Reasons for growth in air traffic also included Cambodia’s “very strong commitment to attract investors, especially airline companies,” according to Mr Vandy. Airport management had also improved as had the quality of service on the Cambodian side, with service now meeting “international criteria,” Mr Vandy said.

But despite developments like these, there is still plenty of room for progress, the CAPA report concluded.

Sihanoukville, which has a dormant airport, has “lots of potential” according to CAPA.

Sihanoukville is an up and coming tourist destination the CAPA report said, suggesting that as development increased on Cambodia’s coast, the beach town was “expected to get the influx of tourism needed to support domestic and international services.”

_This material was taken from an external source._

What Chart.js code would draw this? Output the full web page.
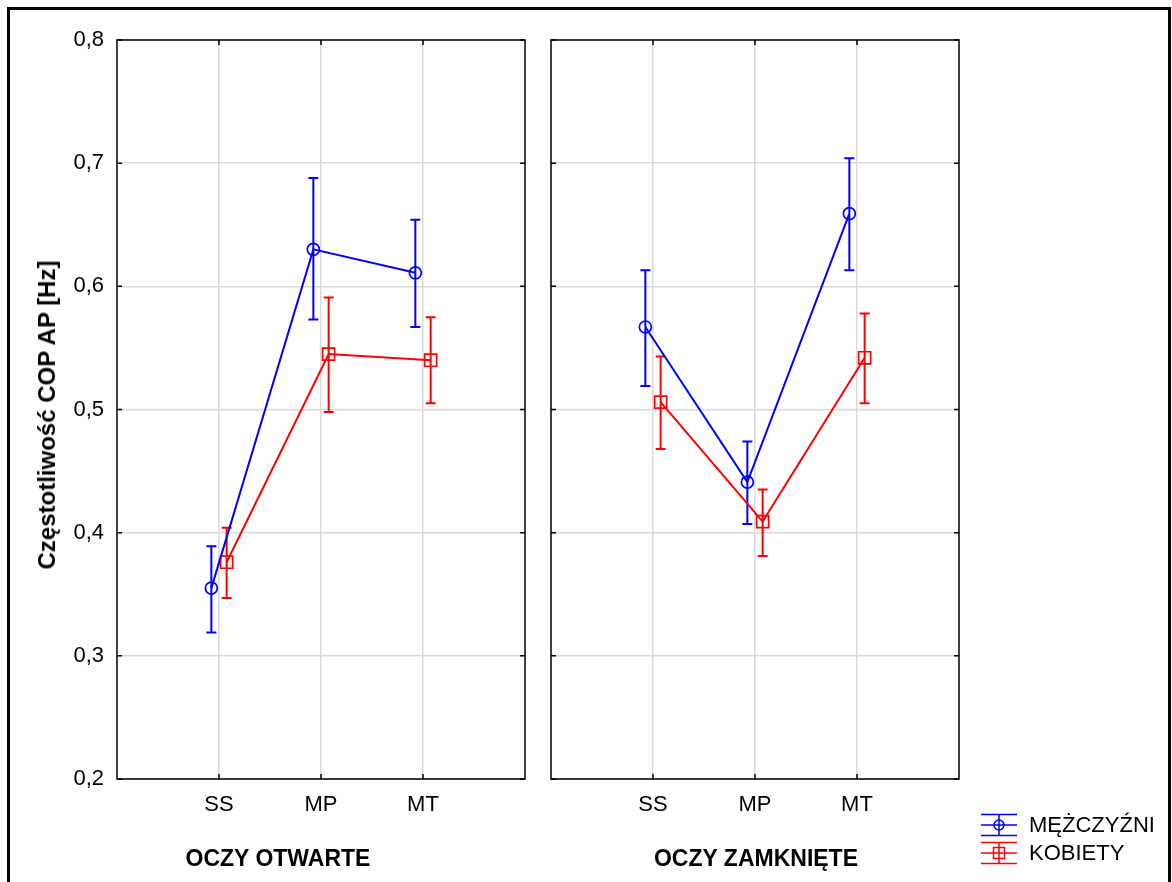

Bangkok Airways is currently the largest carrier serving Phnom Penh, while Vietnam Airlines is the largest in Siem Reap and Cambodia overall, according to the CAPA report. Low-cost airlines such as AirAsia and Jetstar account for about 28 percent of capacity in Siem Reap.

Christian de Boer, director of sales and marketing at the luxury Hotel de la Paix Angkor in Siem Reap, said that the aftermath of the financial crisis of 2008 “was very difficult indeed,” but that things were looking up and the hotel had a high level of occupancy.